God’s grace working within us also empowers and enables us to be effective agents of Jesus Christ (cf. Acts 4:33; 6:8; Eph. 3:7-8, Heb 4:16; etc), even when we ourselves are weak (cf. 2 Cor. 12:9-10). Paul knew firsthand that followers of Jesus need grace (i.e. divine power) in order to be effective ministers (Rom. 1:5; 1 Cor. 3:10; 15:10; 2 Cor. 1:12; Gal 2:9; Eph. 3:7-8; Col. 4:6; 2 Tim. 2:1). Thankfully, grace has been made abundantly available to us through Jesus (John 1:16; Rom. 5.15; Eph. 1:6; 4:7; 1 Tim. 1:14).
The Holy Spirit is the one who helps us to carry on the ministry of Jesus in the present church age, and is associated with grace, especially the “grace gifts,” or charismata. The Holy Spirit gives his divine gifts, abilities, and manifestations to each of us to use while ministering and serving others (Rom. 12:6ff; 1 Cor 12:1ff; 1 Pet. 4:10).
An incomplete or faulty understanding of grace can lead to complacency and passivity. God’s grace, however, should motivate, energise, and empower us. It is active and dynamic.
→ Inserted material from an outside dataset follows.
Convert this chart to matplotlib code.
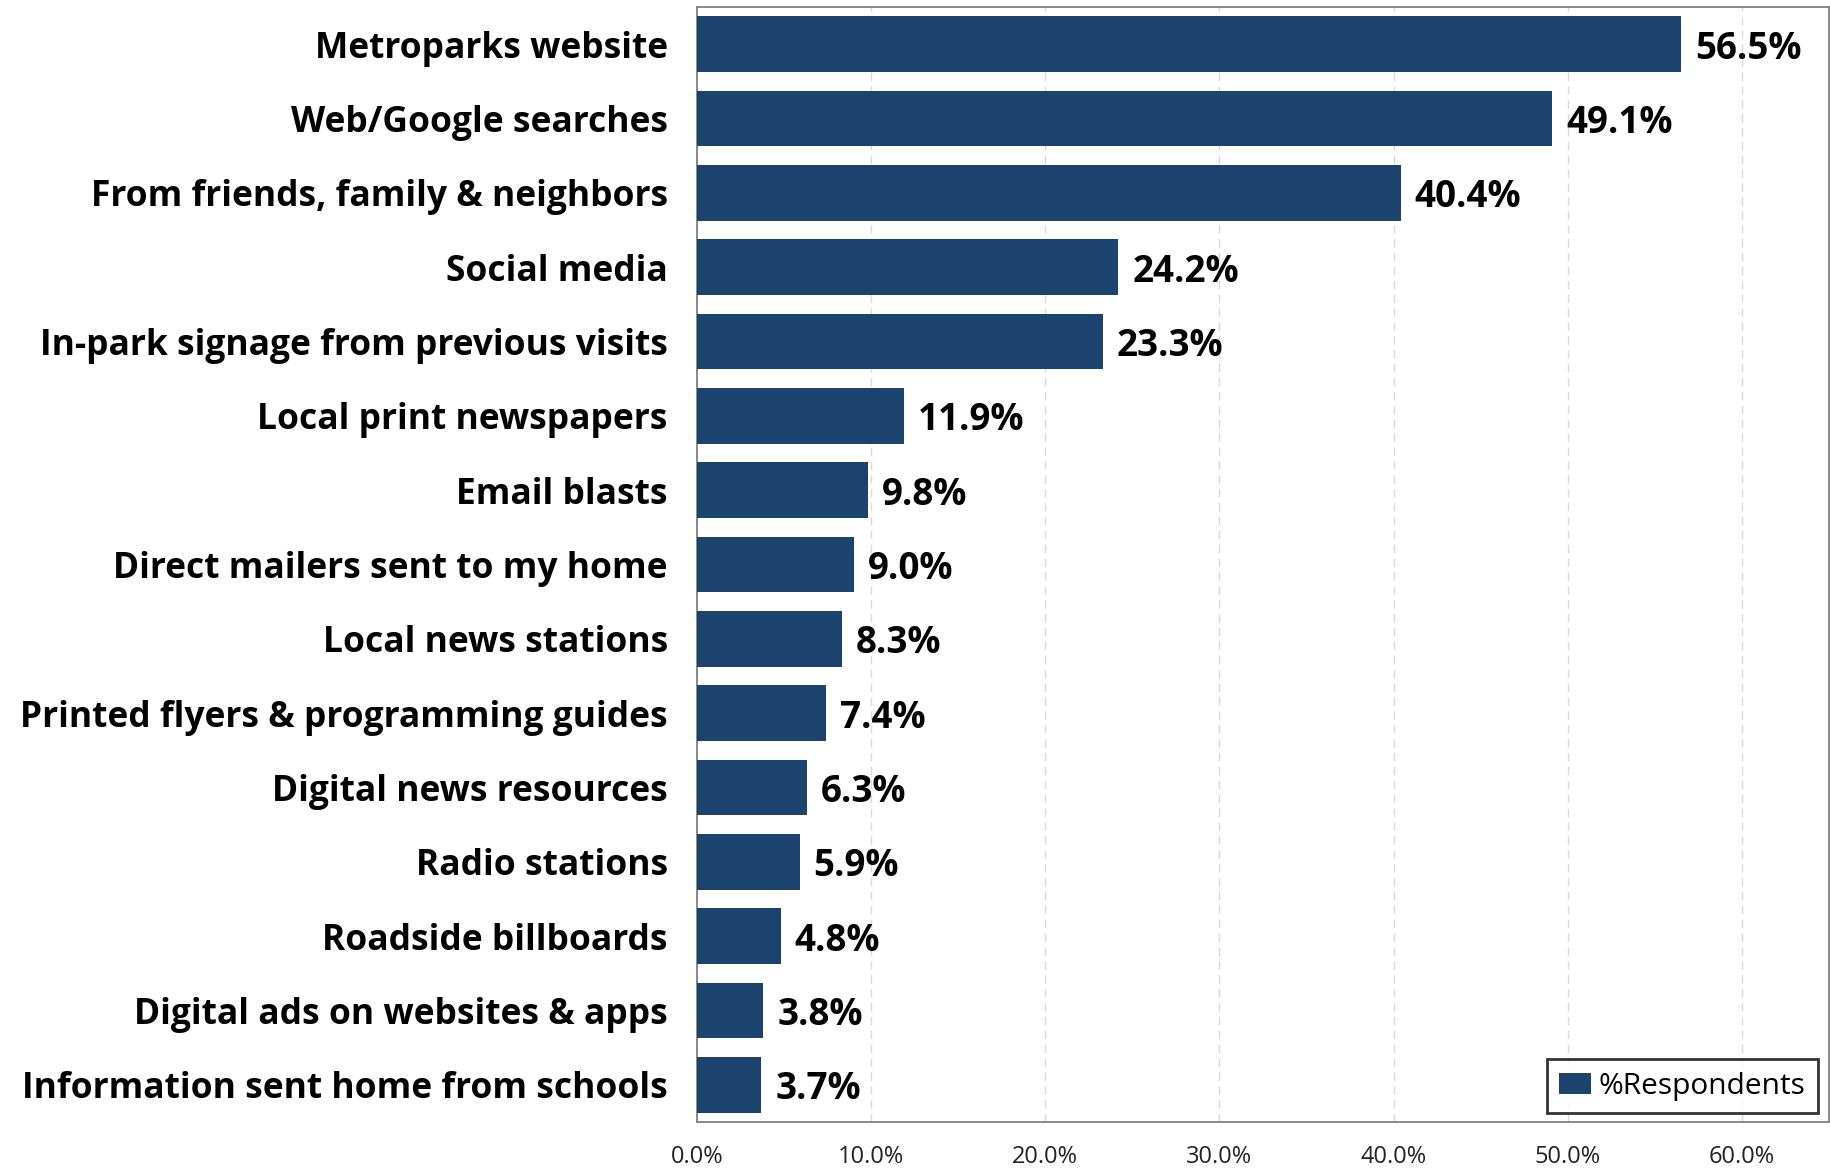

With all this in mind, whenever you come across the word “grace” while reading from the New Testament, try replacing it with “divine power.” It may make better sense.
“The grace—the divine power—of our Lord Jesus be with you!”
(Rom. 16:20; 1 Cor. 16:23; cf. 2 Cor. 13:14)
 Grace (charis) was used in the context of divine favour in the Greek world, and the usual greeting of the Greeks was charein: “to be blessed with divine favour and power.” The New Testament letter writers adapted this convention and typically used charis in their opening greetings. “Grace and peace” (“peace” being the equivalent of the Hebrew shalom) is found in numerous greetings (e.g., Rom. 1:7; 1 Cor. 1:3; 2 Cor. 1:2; Eph. 1:2 1 Pet. 1:2; Rev. 1:4; more here). Grace, peace, as well as mercy, appear together in greetings in 1 Tim. 1:2, 2 Tim. 1:2 and 2 John 1:3. Paul closes his letters to the Galatians, Philippians, and Philemon with the benediction, “The grace of the Lord Jesus Christ be with your spirit” (Gal. 6:18; Phil. 4:23; Phm. 1:25; cf. Rom. 16:20; 1 Cor. 16:23; 2 Cor 13:14; 2 Tim. 4:22).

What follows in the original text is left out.